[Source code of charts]

>> start

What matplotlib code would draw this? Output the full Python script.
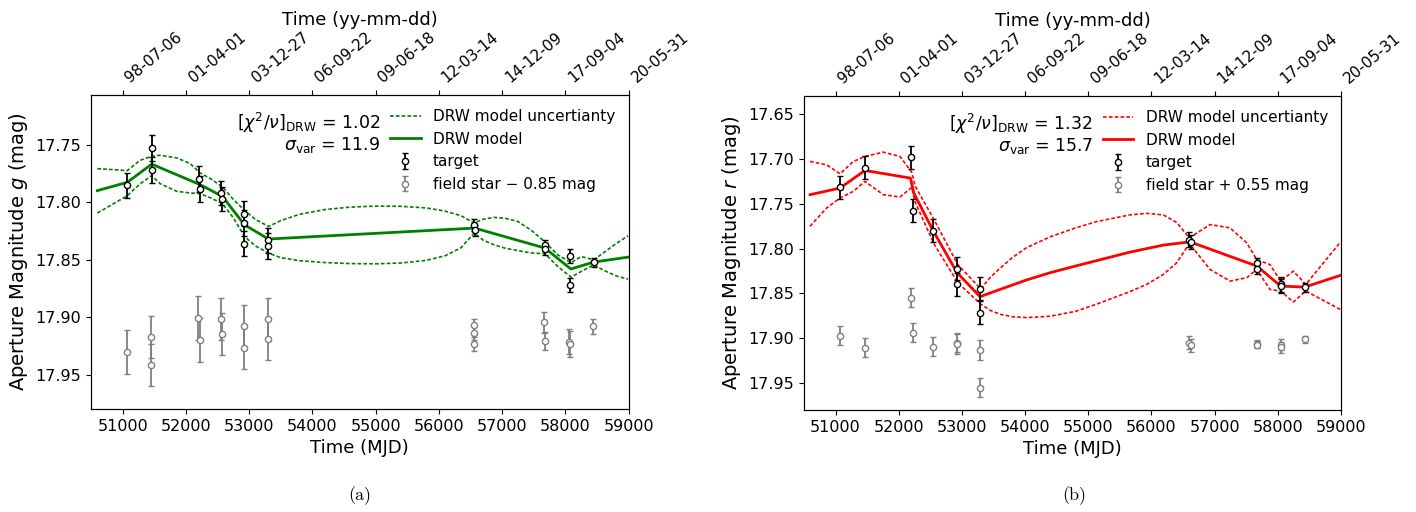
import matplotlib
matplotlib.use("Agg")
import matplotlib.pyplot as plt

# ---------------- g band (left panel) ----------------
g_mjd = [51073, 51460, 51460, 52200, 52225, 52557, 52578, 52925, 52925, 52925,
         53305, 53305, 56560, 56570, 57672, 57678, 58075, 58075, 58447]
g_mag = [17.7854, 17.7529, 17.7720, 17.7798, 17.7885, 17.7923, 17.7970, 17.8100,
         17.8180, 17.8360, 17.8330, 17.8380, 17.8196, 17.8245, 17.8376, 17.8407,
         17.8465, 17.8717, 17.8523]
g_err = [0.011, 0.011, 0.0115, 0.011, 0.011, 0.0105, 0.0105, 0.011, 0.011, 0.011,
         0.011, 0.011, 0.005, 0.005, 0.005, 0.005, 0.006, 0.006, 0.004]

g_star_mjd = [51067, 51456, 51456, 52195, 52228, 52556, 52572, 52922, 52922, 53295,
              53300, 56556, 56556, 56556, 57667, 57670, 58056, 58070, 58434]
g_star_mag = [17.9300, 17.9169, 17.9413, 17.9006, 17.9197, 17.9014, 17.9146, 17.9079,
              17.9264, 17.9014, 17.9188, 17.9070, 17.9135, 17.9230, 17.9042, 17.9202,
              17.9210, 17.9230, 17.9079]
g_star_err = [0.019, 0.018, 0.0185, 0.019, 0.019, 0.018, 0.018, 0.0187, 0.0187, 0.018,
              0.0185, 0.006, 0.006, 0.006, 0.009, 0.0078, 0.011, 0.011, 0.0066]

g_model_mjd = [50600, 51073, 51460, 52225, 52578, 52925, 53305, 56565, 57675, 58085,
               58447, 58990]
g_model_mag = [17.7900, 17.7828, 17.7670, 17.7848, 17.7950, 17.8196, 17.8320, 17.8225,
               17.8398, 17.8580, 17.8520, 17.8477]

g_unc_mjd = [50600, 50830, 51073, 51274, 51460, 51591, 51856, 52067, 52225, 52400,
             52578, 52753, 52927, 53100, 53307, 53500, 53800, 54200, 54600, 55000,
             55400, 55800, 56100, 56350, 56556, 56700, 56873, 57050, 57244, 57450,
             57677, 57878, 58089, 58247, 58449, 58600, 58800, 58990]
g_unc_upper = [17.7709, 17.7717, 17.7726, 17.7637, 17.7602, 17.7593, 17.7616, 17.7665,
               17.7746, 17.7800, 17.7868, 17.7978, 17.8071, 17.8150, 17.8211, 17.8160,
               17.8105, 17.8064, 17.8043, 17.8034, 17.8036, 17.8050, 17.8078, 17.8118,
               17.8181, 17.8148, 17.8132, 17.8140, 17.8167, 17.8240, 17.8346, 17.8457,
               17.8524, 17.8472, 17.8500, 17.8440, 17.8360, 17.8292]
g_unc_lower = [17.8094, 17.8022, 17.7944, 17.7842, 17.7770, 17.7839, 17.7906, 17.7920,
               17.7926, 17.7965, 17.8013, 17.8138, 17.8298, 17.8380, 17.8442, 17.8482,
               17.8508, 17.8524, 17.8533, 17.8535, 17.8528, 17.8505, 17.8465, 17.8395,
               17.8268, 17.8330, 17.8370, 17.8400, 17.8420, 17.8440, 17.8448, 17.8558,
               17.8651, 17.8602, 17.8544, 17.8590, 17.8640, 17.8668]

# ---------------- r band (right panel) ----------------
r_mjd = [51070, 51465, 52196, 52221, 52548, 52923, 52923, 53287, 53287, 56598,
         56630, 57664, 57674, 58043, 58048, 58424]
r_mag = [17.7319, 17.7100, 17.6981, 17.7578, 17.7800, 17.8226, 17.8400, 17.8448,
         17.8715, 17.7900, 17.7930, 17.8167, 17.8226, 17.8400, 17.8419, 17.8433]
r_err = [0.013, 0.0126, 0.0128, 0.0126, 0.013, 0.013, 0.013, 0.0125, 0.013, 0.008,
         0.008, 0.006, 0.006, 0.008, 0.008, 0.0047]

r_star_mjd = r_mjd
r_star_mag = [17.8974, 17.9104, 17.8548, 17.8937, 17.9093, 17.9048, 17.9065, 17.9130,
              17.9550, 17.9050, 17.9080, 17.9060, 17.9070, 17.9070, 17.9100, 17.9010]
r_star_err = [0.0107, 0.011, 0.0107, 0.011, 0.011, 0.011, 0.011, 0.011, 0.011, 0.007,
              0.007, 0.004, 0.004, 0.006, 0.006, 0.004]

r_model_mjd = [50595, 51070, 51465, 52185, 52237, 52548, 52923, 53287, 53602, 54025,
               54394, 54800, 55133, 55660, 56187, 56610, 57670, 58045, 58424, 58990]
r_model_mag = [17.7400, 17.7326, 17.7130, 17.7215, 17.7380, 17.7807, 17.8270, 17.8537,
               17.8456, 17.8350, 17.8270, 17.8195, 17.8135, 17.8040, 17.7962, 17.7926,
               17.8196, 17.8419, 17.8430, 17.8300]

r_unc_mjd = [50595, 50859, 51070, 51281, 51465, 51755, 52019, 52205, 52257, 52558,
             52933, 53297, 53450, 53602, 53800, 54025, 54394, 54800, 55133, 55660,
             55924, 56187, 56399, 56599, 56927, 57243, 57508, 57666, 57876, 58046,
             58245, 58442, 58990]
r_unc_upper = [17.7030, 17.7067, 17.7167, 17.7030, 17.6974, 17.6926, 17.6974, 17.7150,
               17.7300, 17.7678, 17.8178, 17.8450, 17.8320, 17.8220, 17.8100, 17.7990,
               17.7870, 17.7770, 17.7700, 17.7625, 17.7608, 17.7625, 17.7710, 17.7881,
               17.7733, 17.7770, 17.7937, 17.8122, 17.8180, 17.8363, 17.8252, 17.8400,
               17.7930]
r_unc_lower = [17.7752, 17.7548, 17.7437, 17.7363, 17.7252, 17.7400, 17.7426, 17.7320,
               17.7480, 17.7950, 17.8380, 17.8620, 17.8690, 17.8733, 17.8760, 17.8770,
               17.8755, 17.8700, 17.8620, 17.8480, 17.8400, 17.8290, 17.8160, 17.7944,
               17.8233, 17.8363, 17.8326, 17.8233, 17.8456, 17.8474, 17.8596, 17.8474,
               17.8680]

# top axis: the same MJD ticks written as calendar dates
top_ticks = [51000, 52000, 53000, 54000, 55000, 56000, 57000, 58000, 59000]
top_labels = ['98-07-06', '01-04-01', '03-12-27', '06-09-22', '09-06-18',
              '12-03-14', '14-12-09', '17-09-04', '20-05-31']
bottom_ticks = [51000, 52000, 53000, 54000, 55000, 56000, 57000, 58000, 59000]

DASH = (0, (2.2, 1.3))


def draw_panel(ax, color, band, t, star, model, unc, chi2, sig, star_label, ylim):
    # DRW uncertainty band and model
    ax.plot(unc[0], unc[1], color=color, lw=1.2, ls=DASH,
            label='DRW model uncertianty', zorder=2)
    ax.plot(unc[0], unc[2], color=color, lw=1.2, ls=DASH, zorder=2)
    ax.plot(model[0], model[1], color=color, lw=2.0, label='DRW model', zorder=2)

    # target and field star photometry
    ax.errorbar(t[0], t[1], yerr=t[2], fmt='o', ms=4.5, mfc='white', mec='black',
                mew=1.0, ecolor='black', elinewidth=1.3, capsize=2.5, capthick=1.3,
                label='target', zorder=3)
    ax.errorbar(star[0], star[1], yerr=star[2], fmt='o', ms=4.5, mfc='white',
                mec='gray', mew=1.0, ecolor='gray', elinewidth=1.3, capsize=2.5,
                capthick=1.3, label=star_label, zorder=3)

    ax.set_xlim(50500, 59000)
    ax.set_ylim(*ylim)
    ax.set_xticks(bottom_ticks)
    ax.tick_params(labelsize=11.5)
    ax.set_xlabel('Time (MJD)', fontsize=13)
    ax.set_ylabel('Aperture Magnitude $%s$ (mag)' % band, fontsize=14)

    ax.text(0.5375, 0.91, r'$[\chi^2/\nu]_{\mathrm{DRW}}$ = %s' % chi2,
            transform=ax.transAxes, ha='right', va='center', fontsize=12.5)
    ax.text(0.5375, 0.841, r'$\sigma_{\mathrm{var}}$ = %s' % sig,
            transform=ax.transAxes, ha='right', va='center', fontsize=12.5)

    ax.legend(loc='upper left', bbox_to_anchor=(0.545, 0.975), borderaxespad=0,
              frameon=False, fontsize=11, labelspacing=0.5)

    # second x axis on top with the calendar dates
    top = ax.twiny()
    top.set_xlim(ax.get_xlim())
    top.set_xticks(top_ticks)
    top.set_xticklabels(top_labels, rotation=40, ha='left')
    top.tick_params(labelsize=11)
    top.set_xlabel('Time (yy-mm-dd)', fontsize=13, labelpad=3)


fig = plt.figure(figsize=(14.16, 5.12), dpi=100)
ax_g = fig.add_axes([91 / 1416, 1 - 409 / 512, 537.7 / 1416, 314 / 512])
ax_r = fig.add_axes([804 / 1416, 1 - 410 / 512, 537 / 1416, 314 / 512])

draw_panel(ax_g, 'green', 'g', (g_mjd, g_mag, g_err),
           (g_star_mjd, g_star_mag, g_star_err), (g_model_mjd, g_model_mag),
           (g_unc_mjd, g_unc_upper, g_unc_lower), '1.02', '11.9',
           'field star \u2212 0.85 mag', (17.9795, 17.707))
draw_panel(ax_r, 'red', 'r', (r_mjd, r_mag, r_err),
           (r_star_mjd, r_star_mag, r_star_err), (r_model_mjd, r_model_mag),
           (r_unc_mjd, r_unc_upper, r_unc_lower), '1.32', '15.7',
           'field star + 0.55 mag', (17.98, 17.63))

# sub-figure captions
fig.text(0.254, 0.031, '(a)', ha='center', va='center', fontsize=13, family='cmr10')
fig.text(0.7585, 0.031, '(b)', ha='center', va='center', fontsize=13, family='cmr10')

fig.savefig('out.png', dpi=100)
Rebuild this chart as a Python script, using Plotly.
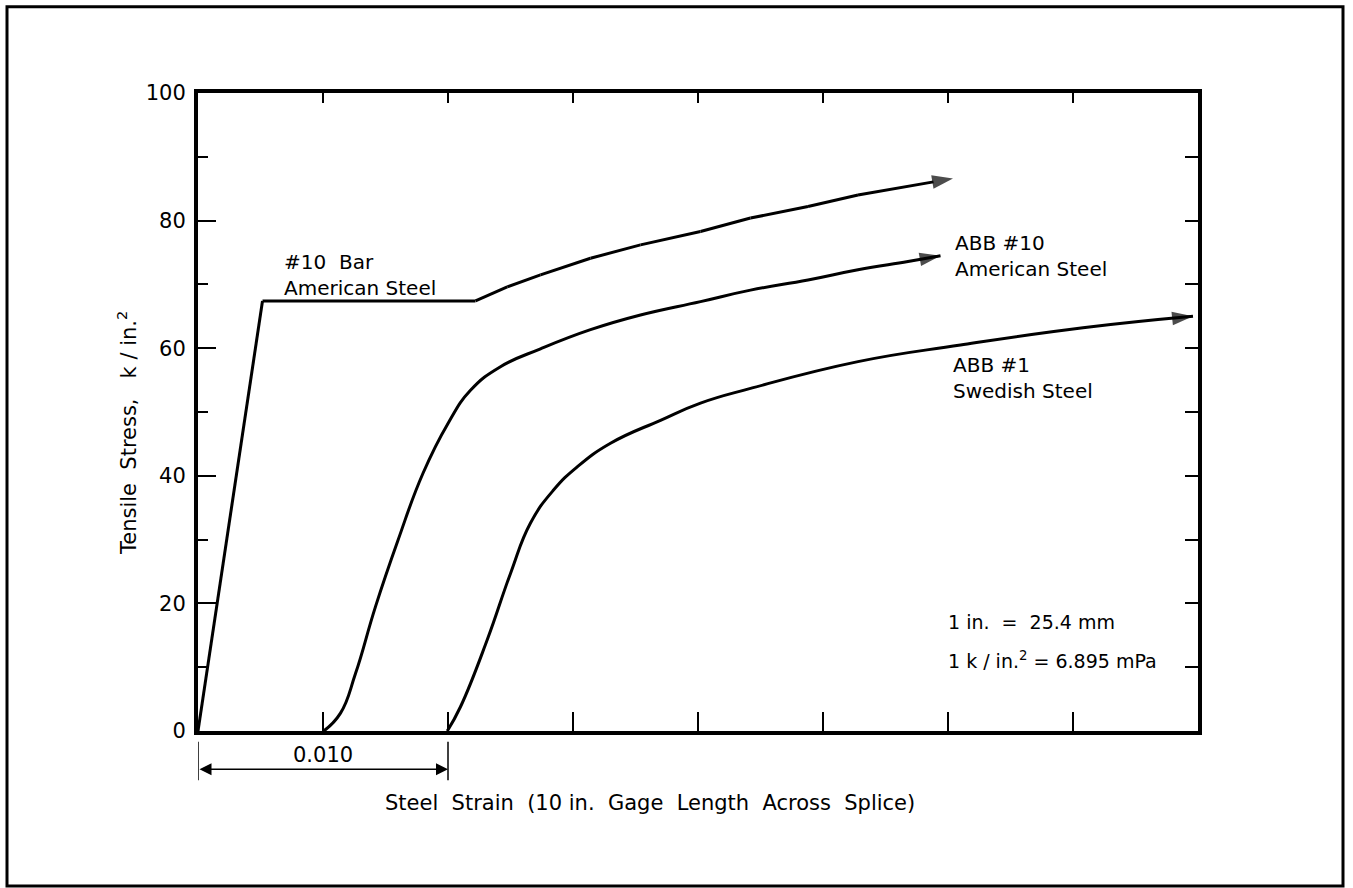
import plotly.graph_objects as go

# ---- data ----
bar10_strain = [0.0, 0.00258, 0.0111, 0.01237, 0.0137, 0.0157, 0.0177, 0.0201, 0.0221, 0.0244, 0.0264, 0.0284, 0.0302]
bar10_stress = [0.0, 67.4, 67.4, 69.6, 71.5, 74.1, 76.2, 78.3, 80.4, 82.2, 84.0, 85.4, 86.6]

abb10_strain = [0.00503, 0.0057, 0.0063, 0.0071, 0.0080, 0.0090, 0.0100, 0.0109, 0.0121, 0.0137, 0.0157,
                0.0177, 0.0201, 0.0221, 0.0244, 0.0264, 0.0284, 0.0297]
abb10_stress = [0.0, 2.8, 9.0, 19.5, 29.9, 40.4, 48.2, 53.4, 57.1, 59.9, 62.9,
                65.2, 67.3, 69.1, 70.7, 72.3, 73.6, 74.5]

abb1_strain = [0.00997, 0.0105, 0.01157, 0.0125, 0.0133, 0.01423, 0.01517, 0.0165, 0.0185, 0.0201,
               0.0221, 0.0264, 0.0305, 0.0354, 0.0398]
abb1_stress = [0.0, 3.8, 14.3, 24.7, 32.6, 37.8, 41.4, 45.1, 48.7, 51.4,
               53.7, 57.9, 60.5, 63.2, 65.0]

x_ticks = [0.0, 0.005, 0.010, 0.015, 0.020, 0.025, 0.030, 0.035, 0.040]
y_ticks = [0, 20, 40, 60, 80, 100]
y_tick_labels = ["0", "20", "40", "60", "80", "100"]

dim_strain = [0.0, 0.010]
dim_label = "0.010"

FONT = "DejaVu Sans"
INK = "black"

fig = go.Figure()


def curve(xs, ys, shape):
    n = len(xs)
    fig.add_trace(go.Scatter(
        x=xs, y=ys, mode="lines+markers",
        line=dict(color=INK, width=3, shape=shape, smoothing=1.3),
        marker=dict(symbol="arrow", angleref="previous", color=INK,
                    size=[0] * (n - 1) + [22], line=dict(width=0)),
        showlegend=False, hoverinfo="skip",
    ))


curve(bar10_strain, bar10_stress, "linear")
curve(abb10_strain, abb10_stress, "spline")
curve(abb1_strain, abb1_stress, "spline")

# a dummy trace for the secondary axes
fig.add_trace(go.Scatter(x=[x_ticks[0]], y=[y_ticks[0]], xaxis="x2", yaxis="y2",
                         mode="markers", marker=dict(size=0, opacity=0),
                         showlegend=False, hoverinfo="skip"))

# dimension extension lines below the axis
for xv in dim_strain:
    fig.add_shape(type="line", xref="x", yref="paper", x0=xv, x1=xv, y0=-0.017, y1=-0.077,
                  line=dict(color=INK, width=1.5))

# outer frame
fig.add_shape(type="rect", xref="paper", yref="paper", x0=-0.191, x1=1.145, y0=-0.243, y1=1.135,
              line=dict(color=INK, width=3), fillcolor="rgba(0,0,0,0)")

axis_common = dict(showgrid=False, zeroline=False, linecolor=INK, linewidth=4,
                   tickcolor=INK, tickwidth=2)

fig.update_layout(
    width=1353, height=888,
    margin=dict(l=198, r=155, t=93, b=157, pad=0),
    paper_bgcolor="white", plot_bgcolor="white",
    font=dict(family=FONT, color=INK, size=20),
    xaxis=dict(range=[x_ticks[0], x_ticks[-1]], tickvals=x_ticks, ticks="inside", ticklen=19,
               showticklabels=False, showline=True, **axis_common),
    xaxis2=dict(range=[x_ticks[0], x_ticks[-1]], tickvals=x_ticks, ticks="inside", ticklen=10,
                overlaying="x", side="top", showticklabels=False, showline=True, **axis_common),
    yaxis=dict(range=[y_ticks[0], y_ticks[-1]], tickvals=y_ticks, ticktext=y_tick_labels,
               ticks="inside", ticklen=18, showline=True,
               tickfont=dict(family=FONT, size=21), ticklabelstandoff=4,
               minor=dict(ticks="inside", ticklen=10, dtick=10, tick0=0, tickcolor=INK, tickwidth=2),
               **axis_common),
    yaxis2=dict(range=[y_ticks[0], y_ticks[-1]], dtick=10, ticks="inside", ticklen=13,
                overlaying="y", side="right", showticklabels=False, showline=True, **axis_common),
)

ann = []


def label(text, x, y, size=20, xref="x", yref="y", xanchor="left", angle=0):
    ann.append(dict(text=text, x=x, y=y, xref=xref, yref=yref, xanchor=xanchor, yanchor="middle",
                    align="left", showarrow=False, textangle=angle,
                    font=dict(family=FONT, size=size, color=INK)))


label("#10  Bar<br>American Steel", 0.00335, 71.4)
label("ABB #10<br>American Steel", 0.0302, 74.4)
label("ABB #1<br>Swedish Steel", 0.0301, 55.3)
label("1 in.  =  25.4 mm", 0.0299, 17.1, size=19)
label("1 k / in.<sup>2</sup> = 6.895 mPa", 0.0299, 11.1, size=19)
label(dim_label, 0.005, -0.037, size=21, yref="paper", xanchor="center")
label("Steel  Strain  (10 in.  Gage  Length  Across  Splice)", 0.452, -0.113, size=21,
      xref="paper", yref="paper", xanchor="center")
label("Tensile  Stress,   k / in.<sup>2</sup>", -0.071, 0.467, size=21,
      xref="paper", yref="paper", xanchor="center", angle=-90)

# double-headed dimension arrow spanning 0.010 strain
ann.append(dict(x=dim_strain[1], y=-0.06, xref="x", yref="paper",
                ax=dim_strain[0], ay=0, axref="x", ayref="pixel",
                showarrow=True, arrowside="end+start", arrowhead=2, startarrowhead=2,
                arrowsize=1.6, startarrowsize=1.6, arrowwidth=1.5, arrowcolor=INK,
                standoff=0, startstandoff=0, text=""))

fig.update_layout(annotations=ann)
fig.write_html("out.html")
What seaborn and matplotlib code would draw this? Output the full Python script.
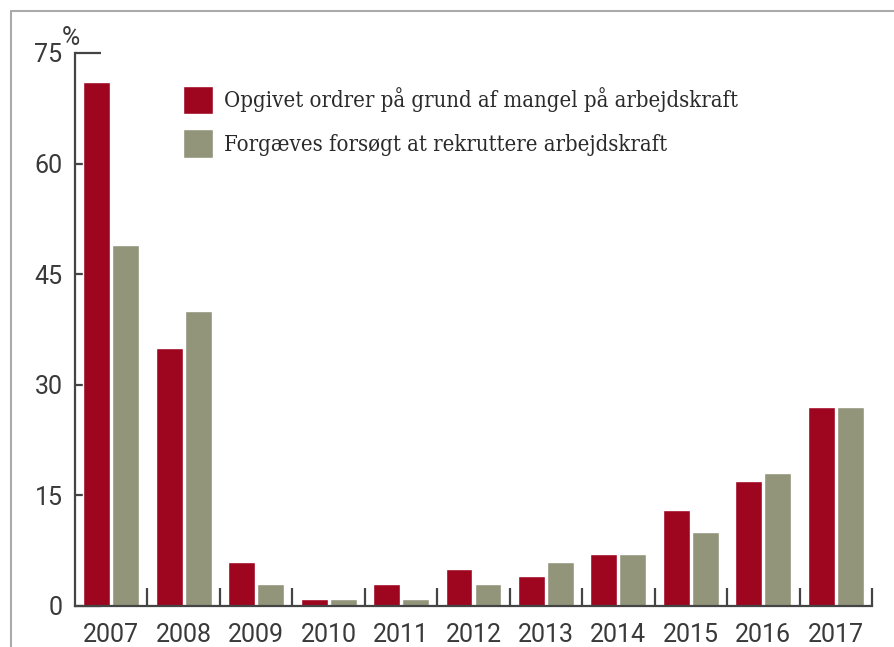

>> end

__GOAL__:
Only the lines from the start of the records to the one containing "import matplotlib.pyplot as plt" should be repeated, exactly and with both ends kept; drop any pictures.

__EXPECTED ANSWER__:
What matplotlib code would draw this? Output the full Python script.
import matplotlib
matplotlib.use("Agg")
import matplotlib.pyplot as plt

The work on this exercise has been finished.